Bayelsa Educational Devt Trust Fund uplifts students with coding/robotics
Nathan Tamarapreye, Yenagoa
A total of 101 senior secondary school students in Bayelsa are undergoing a one-month robotics and coding training programme to equip them with new knowledge in Artificial Intelligence.
Our correspondent who visited the training venue in Yenagoa on Thursday, reports that 12 teachers are also participating in the “Holiday Camping/Coding and Robotics Programme for Senior Secondary Schools”.
The programme is sponsored by the Bayelsa Education Development Trust Fund (EDTF).
Also, 1,200 senior students moving from SS2 to SS3, are also undergoing this year’s summer camping to adequately prepare them to independently sit qualifying examinations like the National Examinations Council Senior School Certificate, West African Senior School Certificate Examination and the Joint Admissions and Matriculation Board examinations.
The Executive Secretary of the EDTF, Dr Alice Atuwo, stated these during the ‘meet the trainees and trainers’ session at the St. Jude’s Girls Secondary School, Amarata, Yenagoa.
She explained that the robotics and coding training was newly introduced by the Fund as part of the summer camping programme and the students were drawn from the 12 state-owned model boarding schools in the eight local government areas of the state.
Atuwo said the benefiting teachers were expected to also carry out the robotics and coding training in their various schools to sustain the programme.
“For the past five years, we have been running this programme for students that are transiting from SS2 to SS3. The programme holds in all the local government headquarters and the duration is 30 days, from 1st to 31st October.
“But this year, we introduced another segment. We brought in experts in coding and robotics. There are 101 children, but these ones are not SS2 and SS3. They are only SS1 children.
“They are undergoing robotics and coding training with one teacher from each school being trained so that when they go back to school, they will continue with the programme and continue to link up with the trainers so that if there is any difficulty, they will get them through and continue the training,” she said.
Atuwo said the agency had recorded over 80 per cent success as terminal students had passed their terminal examinations effortlessly, stressing that “the best gift you can give a child is that, at the secondary level, that child should be able to write the national examinations and pass it on his or her own.”

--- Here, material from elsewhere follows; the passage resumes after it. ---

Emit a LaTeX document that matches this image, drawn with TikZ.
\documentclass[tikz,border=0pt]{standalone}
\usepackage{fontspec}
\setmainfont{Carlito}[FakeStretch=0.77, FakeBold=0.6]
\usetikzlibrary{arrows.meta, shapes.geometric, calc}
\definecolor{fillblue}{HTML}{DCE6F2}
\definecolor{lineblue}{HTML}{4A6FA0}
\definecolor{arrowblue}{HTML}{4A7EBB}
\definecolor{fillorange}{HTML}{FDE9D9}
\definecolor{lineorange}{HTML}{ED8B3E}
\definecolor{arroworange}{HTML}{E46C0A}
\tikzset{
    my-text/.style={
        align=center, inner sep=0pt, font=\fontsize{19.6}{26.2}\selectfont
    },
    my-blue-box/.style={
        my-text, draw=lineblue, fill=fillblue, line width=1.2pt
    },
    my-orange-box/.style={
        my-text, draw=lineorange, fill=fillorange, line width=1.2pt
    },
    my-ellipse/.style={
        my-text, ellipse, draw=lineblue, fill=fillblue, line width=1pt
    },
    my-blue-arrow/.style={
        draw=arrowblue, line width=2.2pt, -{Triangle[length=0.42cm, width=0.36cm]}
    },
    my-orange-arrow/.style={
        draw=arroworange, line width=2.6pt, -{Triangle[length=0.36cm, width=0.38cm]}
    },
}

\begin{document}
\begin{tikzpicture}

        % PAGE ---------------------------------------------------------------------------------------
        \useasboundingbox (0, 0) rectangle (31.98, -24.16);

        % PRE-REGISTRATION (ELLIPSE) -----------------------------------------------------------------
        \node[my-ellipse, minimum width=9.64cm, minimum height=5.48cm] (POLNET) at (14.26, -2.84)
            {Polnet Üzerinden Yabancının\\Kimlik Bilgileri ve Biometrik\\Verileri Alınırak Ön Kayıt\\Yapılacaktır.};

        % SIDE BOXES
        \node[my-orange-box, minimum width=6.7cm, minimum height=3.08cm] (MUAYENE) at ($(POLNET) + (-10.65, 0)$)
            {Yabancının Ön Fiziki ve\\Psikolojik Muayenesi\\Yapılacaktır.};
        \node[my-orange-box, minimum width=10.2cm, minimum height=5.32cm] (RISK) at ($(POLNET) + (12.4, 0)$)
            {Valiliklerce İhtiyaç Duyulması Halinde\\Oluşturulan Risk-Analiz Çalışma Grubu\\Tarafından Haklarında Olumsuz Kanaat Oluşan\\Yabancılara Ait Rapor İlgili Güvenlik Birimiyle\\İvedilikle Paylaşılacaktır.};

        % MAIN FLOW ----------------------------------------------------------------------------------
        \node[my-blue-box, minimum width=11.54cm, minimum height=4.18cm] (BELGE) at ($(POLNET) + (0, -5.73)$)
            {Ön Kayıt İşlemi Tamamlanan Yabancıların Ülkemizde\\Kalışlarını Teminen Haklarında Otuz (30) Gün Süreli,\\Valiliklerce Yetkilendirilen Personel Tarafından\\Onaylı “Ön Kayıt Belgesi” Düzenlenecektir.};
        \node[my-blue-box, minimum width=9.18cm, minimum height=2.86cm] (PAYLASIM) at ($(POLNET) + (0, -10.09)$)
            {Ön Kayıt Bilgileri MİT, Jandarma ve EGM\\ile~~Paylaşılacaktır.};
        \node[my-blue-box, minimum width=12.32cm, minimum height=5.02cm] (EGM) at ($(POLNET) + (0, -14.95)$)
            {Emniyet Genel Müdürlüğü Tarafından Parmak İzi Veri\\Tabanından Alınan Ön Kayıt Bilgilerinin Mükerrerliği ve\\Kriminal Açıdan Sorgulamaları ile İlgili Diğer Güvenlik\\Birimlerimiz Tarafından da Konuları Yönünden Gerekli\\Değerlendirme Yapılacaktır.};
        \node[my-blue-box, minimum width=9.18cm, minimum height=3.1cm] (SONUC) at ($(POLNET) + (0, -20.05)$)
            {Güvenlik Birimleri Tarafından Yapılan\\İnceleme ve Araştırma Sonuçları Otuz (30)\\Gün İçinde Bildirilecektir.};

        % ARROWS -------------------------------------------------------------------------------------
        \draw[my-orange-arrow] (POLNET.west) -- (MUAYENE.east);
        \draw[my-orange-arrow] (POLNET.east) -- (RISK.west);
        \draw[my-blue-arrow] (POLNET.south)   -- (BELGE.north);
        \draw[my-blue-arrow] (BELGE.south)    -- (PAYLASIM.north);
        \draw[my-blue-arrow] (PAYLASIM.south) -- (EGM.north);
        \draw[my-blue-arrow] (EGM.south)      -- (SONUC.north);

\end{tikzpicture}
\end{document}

She, therefore, expressed confidence that Bayelsa was on the right track towards building a strong future by equipping the students with relevant information and communication and technology skills to enable them to compete favourably with their peers elsewhere.
Some of the students, Glory Sunday, Model Secondary School, Brass, Emmanuel Jacob, Ijaw National Academy, Kaiama, Izolo Abraham, Southern Ijaw Secondary School, Oporoma, and Brown Praise, Ijaw National Academy made demonstrations on basic robotics processes and coding programme.

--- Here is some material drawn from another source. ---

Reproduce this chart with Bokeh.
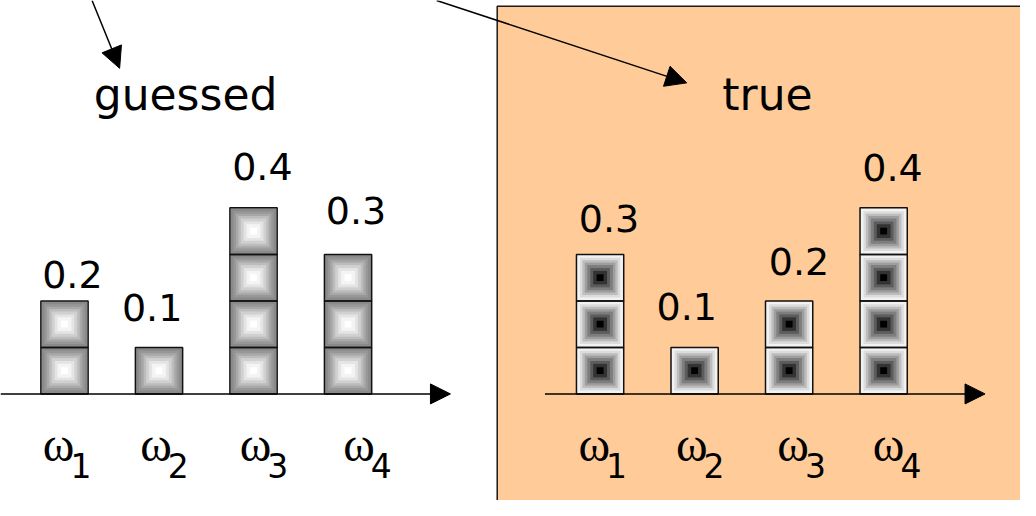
from bokeh.plotting import figure
from bokeh.models import Range1d, Arrow, NormalHead, ColumnDataSource
from bokeh.core.properties import value
from bokeh.embed import file_html
from bokeh.resources import INLINE

# ---- data ----
categories = ["1", "2", "3", "4"]          # subscripts of omega
guessed = [0.2, 0.1, 0.4, 0.3]
true_vals = [0.3, 0.1, 0.2, 0.4]
panel_titles = ["guessed", "true"]

# ---- layout (reference-pixel data units) ----
W, H = 1020, 500
REF_W, REF_H = 1036, 516
axis_y = 406
unit = 48            # px per 0.1 block
spacing = 96
left_first_center = [65, 609]
lab_dx = [[8, -7, 9, 8], [9, -8, 10, 9]]
lab_gap = [[12, 26, 27, 30], [22, 27, 25, 26]]
omega_dx = [[2, 5, 10, 19], [2, 5, 12, 13]]
BL = 0.4  # baseline correction factor (fraction of font size)

p = figure(width=W, height=H, output_backend="svg", toolbar_location=None,
           x_range=Range1d(0, REF_W), y_range=Range1d(REF_H, 0),
           min_border=0, background_fill_color="white", border_fill_color="white")
p.axis.visible = False
p.grid.visible = False
p.outline_line_color = None

# orange panel
p.quad(left=[504.5], right=[1060], top=[6], bottom=[540],
       fill_color="#FFCC99", line_color="#1a1a1a", line_width=1.5)

sans = value("DejaVu Sans")
serif = value("Liberation Serif")

left_ramp = ["#8a8a8a", "#979797", "#a8a8a8", "#bcbcbc", "#d0d0d0", "#e4e4e4", "#f4f4f4", "#ffffff"]
right_ramp = ["#f2f2f2", "#dcdcdc", "#bdbdbd", "#9e9e9e", "#7e7e7e", "#5c5c5c", "#333333", "#000000"]
sizes = [47, 41, 36, 31, 26, 20, 14, 7]

VAL_FS, TITLE_FS, OM_FS, SUB_FS = 38, 44, 48, 33

for k, (vals, ramp) in enumerate([(guessed, left_ramp), (true_vals, right_ramp)]):
    xs, ys = [], []
    for i, v in enumerate(vals):
        n = int(round(v * 10))
        cx = left_first_center[k] + spacing * i
        for j in range(n):
            xs.append(cx)
            ys.append(axis_y - unit / 2 - unit * j)
    src = ColumnDataSource(dict(x=xs, y=ys))
    for s, c in zip(sizes, ramp):
        p.rect("x", "y", width=s, height=s, source=src, fill_color=c, line_color=None)
    p.rect("x", "y", width=unit, height=unit, source=src, fill_color=None,
           line_color="#111111", line_width=1.5)

    # value labels
    lx = [left_first_center[k] + spacing * i + lab_dx[k][i] for i in range(4)]
    ly = [axis_y - unit * int(round(v * 10)) - lab_gap[k][i] - BL * VAL_FS for i, v in enumerate(vals)]
    p.text(lx, ly, text=["%.1f" % v for v in vals], text_font=sans, text_font_size=f"{VAL_FS}px",
           text_align="center", text_baseline="alphabetic", text_color="black")

    # omega labels
    ox = [left_first_center[k] - unit / 2 + spacing * i + omega_dx[k][i] for i in range(4)]
    p.text(ox, [477 - BL * OM_FS] * 4, text=["ω"] * 4, text_font=serif, text_font_size=f"{OM_FS}px",
           text_align="left", text_baseline="alphabetic", text_color="black")
    p.text([x + 28 for x in ox], [493 - BL * SUB_FS] * 4, text=categories, text_font=sans,
           text_font_size=f"{SUB_FS}px",
           text_align="left", text_baseline="alphabetic", text_color="black")

    # axis
    x0 = [0, 553][k]
    x1 = [457, 1000][k]
    p.add_layout(Arrow(end=NormalHead(size=20, fill_color="black", line_color="black"),
                       x_start=x0, y_start=axis_y, x_end=x1, y_end=axis_y,
                       line_color="black", line_width=1.5))

# panel titles
p.text([188, 779], [115 - BL * TITLE_FS] * 2, text=panel_titles, text_font=sans,
       text_font_size=f"{TITLE_FS}px",
       text_align="center", text_baseline="alphabetic", text_color="black")

# pointer arrows
p.add_layout(Arrow(end=NormalHead(size=21, fill_color="black", line_color="black"),
                   x_start=93, y_start=0, x_end=121, y_end=70, line_color="black", line_width=1.5))
p.add_layout(Arrow(end=NormalHead(size=21, fill_color="black", line_color="black"),
                   x_start=443, y_start=0, x_end=697, y_end=85, line_color="black", line_width=1.5))

open("out.html", "w").write(file_html(p, INLINE))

Also, Lucky Erebo and Jonathan Alali, said they were happy to gain skills in web development and programming language, describing the training as worthwhile.
“The experience has been amazing. At first, when they talked about the training programme, it sounded boring. We are in the ICT era, this training will go a long way,” Alali said.
One of the facilitators, Abel Paul, said the students had been exposed to website development in the course of the training and had been able to build beautiful projects such as web pages for their schools, log-in and registration portals capable of collecting information and storing it on a database.
He said that the robotics session dwelt on, the assembly of robots, artificial intelligence and programming of robots to perform specified tasks.